→ **Objective**
Find all lines in the listing that include the word "this", then copy them.
*** Rows
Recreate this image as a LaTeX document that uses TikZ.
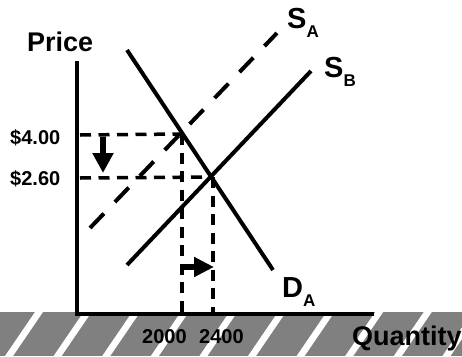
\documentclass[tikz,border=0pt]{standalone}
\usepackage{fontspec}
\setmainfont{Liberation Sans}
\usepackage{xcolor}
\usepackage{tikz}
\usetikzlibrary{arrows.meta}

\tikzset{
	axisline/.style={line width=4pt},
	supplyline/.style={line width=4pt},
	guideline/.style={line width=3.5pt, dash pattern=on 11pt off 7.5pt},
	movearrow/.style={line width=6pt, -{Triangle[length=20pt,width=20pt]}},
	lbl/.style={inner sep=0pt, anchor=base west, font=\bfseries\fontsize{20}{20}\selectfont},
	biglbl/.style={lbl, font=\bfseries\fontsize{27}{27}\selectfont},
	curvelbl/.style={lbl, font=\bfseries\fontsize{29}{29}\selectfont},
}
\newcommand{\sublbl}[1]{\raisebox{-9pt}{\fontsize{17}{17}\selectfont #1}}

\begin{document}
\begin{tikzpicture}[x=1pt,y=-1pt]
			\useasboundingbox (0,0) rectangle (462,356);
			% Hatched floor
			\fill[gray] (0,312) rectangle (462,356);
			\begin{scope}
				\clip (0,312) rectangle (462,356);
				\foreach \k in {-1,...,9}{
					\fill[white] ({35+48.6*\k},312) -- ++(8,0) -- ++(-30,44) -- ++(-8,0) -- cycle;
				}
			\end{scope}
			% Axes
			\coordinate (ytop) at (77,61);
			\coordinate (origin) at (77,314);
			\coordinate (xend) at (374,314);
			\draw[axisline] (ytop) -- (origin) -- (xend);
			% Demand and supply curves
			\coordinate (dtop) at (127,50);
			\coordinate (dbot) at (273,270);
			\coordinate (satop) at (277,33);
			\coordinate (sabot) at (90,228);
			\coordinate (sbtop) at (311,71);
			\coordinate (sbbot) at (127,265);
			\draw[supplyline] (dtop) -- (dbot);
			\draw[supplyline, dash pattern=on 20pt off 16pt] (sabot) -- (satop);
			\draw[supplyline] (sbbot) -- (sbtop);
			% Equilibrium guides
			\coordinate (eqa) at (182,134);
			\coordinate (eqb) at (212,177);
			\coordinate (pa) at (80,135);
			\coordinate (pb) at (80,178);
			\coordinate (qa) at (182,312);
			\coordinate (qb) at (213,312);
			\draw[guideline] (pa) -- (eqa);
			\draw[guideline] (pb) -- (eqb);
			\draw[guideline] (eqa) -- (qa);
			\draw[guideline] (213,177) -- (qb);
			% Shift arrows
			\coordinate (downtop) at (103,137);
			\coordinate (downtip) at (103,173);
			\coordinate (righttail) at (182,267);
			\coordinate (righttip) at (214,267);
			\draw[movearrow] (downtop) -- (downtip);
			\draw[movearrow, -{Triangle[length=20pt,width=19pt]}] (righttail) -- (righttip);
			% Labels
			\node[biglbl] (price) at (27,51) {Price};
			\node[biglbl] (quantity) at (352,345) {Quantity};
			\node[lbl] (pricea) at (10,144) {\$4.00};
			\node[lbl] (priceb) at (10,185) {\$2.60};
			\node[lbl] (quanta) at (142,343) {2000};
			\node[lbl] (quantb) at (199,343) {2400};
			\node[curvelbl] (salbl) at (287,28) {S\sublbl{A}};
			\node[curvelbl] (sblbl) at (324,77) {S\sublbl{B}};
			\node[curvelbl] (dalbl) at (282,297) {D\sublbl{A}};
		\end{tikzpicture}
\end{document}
******
*** Rows
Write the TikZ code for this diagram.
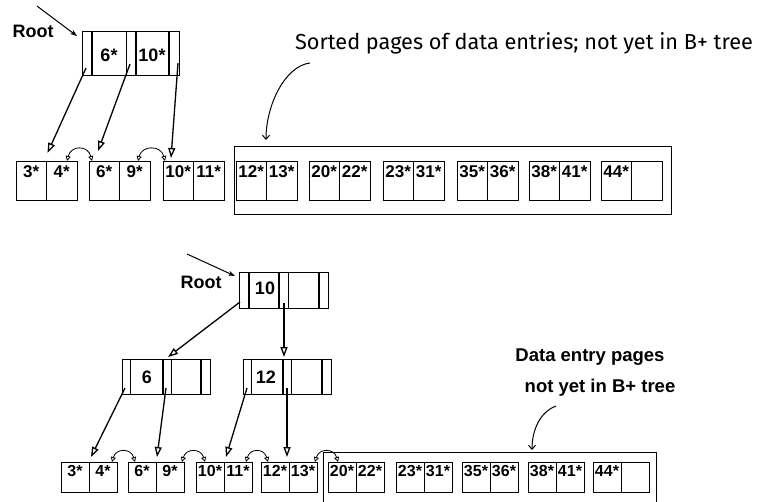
******
→ **Solution**
Recreate this image as a LaTeX document that uses TikZ.
Write the TikZ code for this diagram.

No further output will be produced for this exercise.